Thu. Oct 3rd, 2024
Occasional Digest - a story for you

The law in question, FL SB 1718, allows authorities to charge someone with human trafficking if they knowingly transport an undocumented migrant across state lines. And it would prohibit an undocumented immigrant from driving a car even if they have a driver’s license from another state and requires state hospitals that receive Medicaid to ask patients of their immigration status.

It “put thousands of Floridians and residents of other States—both citizens and noncitizens alike—at risk of being arrested, charged, and prosecuted with a felony for transporting a vaguely-defined category of immigrants into Florida,” the lawsuit alleges. “Families may be unable to visit each other across state lines. Parents who live near the state border may be unable to drive their children to medical appointments or soccer matches.”

The lawsuit was brought by several groups, including the American Immigration Council, Americans for Immigrant Justice, Southern Poverty Law Center and the ACLU Foundation of Florida on behalf of Farmworkers Association of Florida, a non-profit farmworker membership organization with nearly 12,000 members who are both documented and undocumented.

It also has nine other unnamed plaintiffs, including one who is a U.S. citizen who serves as a director of a nonprofit organization based in southern Georgia. This plaintiff, as an example, transports immigrants of varying statuses to see medical specialists across state lines to Jacksonville yet now fears possible felony charges “for performing a key aspect of her job, and for doing what she believes to be morally just,” according to the lawsuit.

The groups contend Florida’s law should be considered unconstitutional for going “far beyond” federal immigration policies and “penalizing a wide array of conduct that Congress chose not to prohibit.”

“It impedes the federal immigration scheme by preventing immigrants from entering Florida,” the lawsuit alleges. “And it puts state officials in the unlawful position of making complex determinations about people’s immigration status and history.”

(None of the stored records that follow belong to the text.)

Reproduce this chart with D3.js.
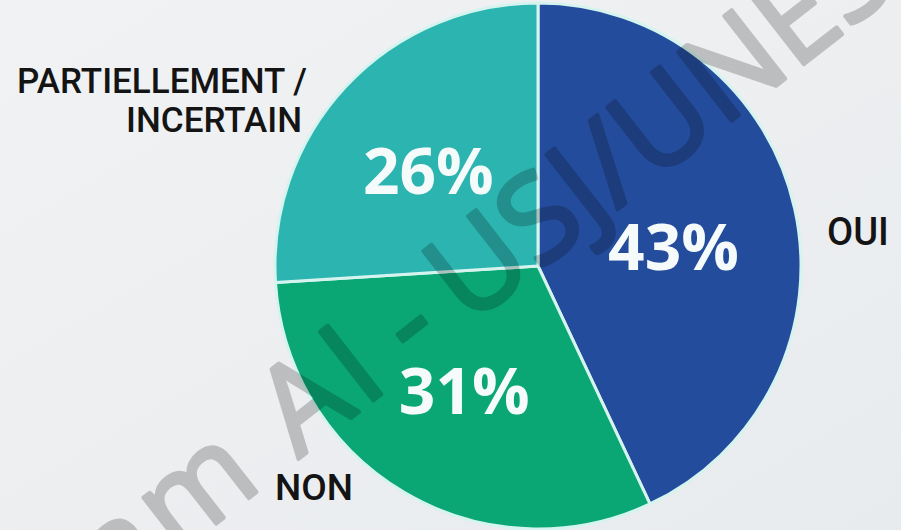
<!DOCTYPE html>
<html>
<head>
<meta charset="utf-8">
<script src="https://cdn.jsdelivr.net/npm/d3@7"></script>
<style>
  html, body { margin: 0; padding: 0; background: #eef0f2; }
  svg { display: block; }
</style>
</head>
<body>
<svg id="chart"></svg>
<script>
// dimensions
var svgWidth = 901;
var svgHeight = 530;

// chart data
var categories = ["OUI", "NON", "PARTIELLEMENT / INCERTAIN"];
var values = [43, 31, 26];
var percentLabels = ["43%", "31%", "26%"];
var nameLines = [["OUI"], ["NON"], ["PARTIELLEMENT /", "INCERTAIN"]];

// styling
var colors = ["#244c9c", "#0aa775", "#2cb4b0"];
var center = { x: 538, y: 266 };
var radius = 263;

// where the category names sit (relative to pie center) and how they align
var namePos = [
  { dx: 289, dy: -21, anchor: "start", size: 38 },
  { dx: -263, dy: 234, anchor: "start", size: 37 },
  { dx: -231, dy: -173, anchor: "end", size: 35 }
];
// small nudges for the percent labels
var pctNudge = [[-6, 13], [0, 0], [-4, 4]];

var svg = d3.select("#chart")
  .attr("width", svgWidth)
  .attr("height", svgHeight);

// background with a faint gradient
var defs = svg.append("defs");
var grad = defs.append("linearGradient")
  .attr("id", "bg")
  .attr("x1", "0").attr("y1", "0")
  .attr("x2", "1").attr("y2", "1");
grad.append("stop").attr("offset", "0%").attr("stop-color", "#f1f2f3");
grad.append("stop").attr("offset", "100%").attr("stop-color", "#e8ebee");

svg.append("rect")
  .attr("width", svgWidth)
  .attr("height", svgHeight)
  .attr("fill", "url(#bg)");

var data = categories.map(function(c, i) {
  return { name: c, value: values[i], label: percentLabels[i], lines: nameLines[i] };
});

var pie = d3.pie()
  .sort(null)
  .value(d => d.value);

var arc = d3.arc()
  .innerRadius(0)
  .outerRadius(radius);

var labelArc = d3.arc()
  .innerRadius(145)
  .outerRadius(145);

var pieGroup = svg.append("g")
  .attr("transform", `translate(${center.x}, ${center.y})`);

var arcs = pie(data);

pieGroup.selectAll(".slice")
  .data(arcs)
  .enter()
  .append("path")
  .attr("class", "slice")
  .attr("d", arc)
  .attr("fill", (d, i) => colors[i])
  .attr("stroke", "#d6f4ef")
  .attr("stroke-width", 3)
  .attr("stroke-linejoin", "round");

// percent labels inside the slices
pieGroup.selectAll(".pct")
  .data(arcs)
  .enter()
  .append("text")
  .attr("class", "pct")
  .attr("x", (d, i) => labelArc.centroid(d)[0] + pctNudge[i][0])
  .attr("y", (d, i) => labelArc.centroid(d)[1] + pctNudge[i][1])
  .attr("dy", "0.36em")
  .attr("text-anchor", "middle")
  .attr("font-family", "'Open Sans', sans-serif")
  .attr("font-weight", 700)
  .attr("font-size", 64)
  .attr("fill", "#f4fbfa")
  .text(d => d.data.label);

// category names outside the pie
var names = pieGroup.selectAll(".name")
  .data(arcs)
  .enter()
  .append("text")
  .attr("class", "name")
  .attr("x", (d, i) => namePos[i].dx)
  .attr("y", (d, i) => namePos[i].dy)
  .attr("text-anchor", (d, i) => namePos[i].anchor)
  .attr("font-family", "Roboto, sans-serif")
  .attr("font-weight", 500)
  .attr("font-size", (d, i) => namePos[i].size)
  .attr("fill", "#141414");

names.each(function(d, i) {
  var t = d3.select(this);
  d.data.lines.forEach(function(line, j) {
    t.append("tspan")
      .attr("x", namePos[i].dx - (j > 0 ? 5 : 0))
      .attr("dy", j === 0 ? 0 : 39)
      .text(line);
  });
});

// watermark across the picture (group opacity so fill + stroke stay even)
var wm = svg.append("g")
  .attr("transform", "translate(411, 328) rotate(-38)")
  .attr("opacity", 0.2)
  .attr("fill", "#000")
  .attr("stroke", "#000")
  .attr("stroke-width", 4)
  .attr("stroke-linejoin", "round")
  .attr("font-family", "'Open Sans', sans-serif")
  .attr("font-size", 122);

wm.append("text").attr("x", -46).attr("y", 34).attr("text-anchor", "end")
  .attr("letter-spacing", 6).text("Program AI");
wm.append("text").attr("x", 0).attr("y", 34).attr("text-anchor", "middle").text("-");
wm.append("text").attr("x", 46).attr("y", 34).attr("text-anchor", "start").text("USJ/UNESCO");
</script>
</body>
</html>
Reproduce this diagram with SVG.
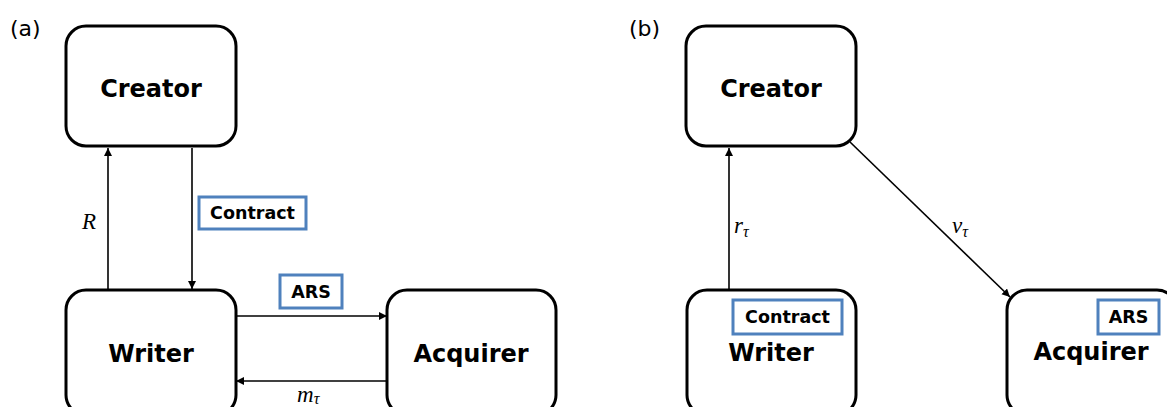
<svg xmlns="http://www.w3.org/2000/svg" width="1167" height="407" viewBox="0 0 1167 407">
<style>
.box{fill:#fff;stroke:#000;stroke-width:3}
.tag{fill:#fff;stroke:#4F81BD;stroke-width:3}
.node{font-family:"DejaVu Sans",Verdana,sans-serif;font-weight:bold;font-size:24px;text-anchor:middle;fill:#000}
.tagt{font-family:"DejaVu Sans",Verdana,sans-serif;font-weight:bold;font-size:17.5px;text-anchor:middle;fill:#000}
.panel{font-family:"DejaVu Sans",sans-serif;font-size:22px;fill:#000}
.math{font-family:"Liberation Serif","DejaVu Serif",serif;font-style:italic;font-size:23px;fill:#000}
.sub{font-size:16px}
.conn{stroke:#000;stroke-width:1.6;fill:none;marker-end:url(#ah)}
</style>
<defs>
<marker id="ah" markerUnits="userSpaceOnUse" markerWidth="10" markerHeight="10" refX="8" refY="4" orient="auto">
<path d="M0,0 L8,4 L0,8 Z" fill="#000"/>
</marker>
</defs>
<text class="panel" x="10" y="36">(a)</text>
<text class="panel" x="629" y="36">(b)</text>

<g id="connectors">
<line class="conn" x1="108" y1="289" x2="108" y2="148"/>
<line class="conn" x1="192" y1="148" x2="192" y2="289"/>
<line class="conn" x1="236" y1="316" x2="387" y2="316"/>
<line class="conn" x1="386" y1="381" x2="236" y2="381"/>
<line class="conn" x1="729" y1="289" x2="729" y2="148"/>
<line class="conn" x1="850" y1="142" x2="1010" y2="297"/>
<text class="math" x="82" y="229">R</text>
<g id="contract-a">
<rect class="tag" x="199" y="197" width="107" height="32"/>
<text class="tagt" x="252.5" y="219">Contract</text>
</g>
<g id="ars-a">
<rect class="tag" x="280" y="275" width="62" height="33"/>
<text class="tagt" x="311" y="298">ARS</text>
</g>
<text class="math" x="297" y="402">m<tspan class="sub" dy="2">τ</tspan></text>
<text class="math" x="734" y="233">r<tspan class="sub" dy="4">τ</tspan></text>
<text class="math" x="952" y="233">v<tspan class="sub" dy="4">τ</tspan></text>
</g>

<g id="creator-a">
<rect class="box" x="66" y="26" width="170" height="120" rx="20"/>
<text class="node" x="151" y="97">Creator</text>
</g>
<g id="writer-a">
<rect class="box" x="66" y="290" width="170" height="125" rx="20"/>
<text class="node" x="151" y="362">Writer</text>
</g>
<g id="acquirer-a">
<rect class="box" x="387" y="290" width="169" height="125" rx="20"/>
<text class="node" x="471" y="362">Acquirer</text>
</g>

<g id="creator-b">
<rect class="box" x="686" y="26" width="170" height="120" rx="20"/>
<text class="node" x="771" y="97">Creator</text>
</g>
<g id="writer-b">
<rect class="box" x="687" y="290" width="169" height="125" rx="20"/>
<rect class="tag" x="733" y="300" width="109" height="34"/>
<text class="tagt" x="787.5" y="323">Contract</text>
<text class="node" x="771" y="361">Writer</text>
</g>
<g id="acquirer-b">
<rect class="box" x="1007" y="290" width="170" height="125" rx="20"/>
<rect class="tag" x="1098" y="300" width="61" height="34"/>
<text class="tagt" x="1128.5" y="323">ARS</text>
<text class="node" x="1091" y="360">Acquirer</text>
</g>
</svg>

DeSantis and his Republican allies contended during Florida’s session that the immigration crackdown would send a “message” to the Biden administration. The law also included $12 million for Florida to transport migrants from outside the state to Democratic strongholds, a controversial policy deployed by the governor and other leaders like Texas GOP Gov. Greg Abbott, who bused hundreds of migrants to cities like Washington, D.C., Chicago and New York.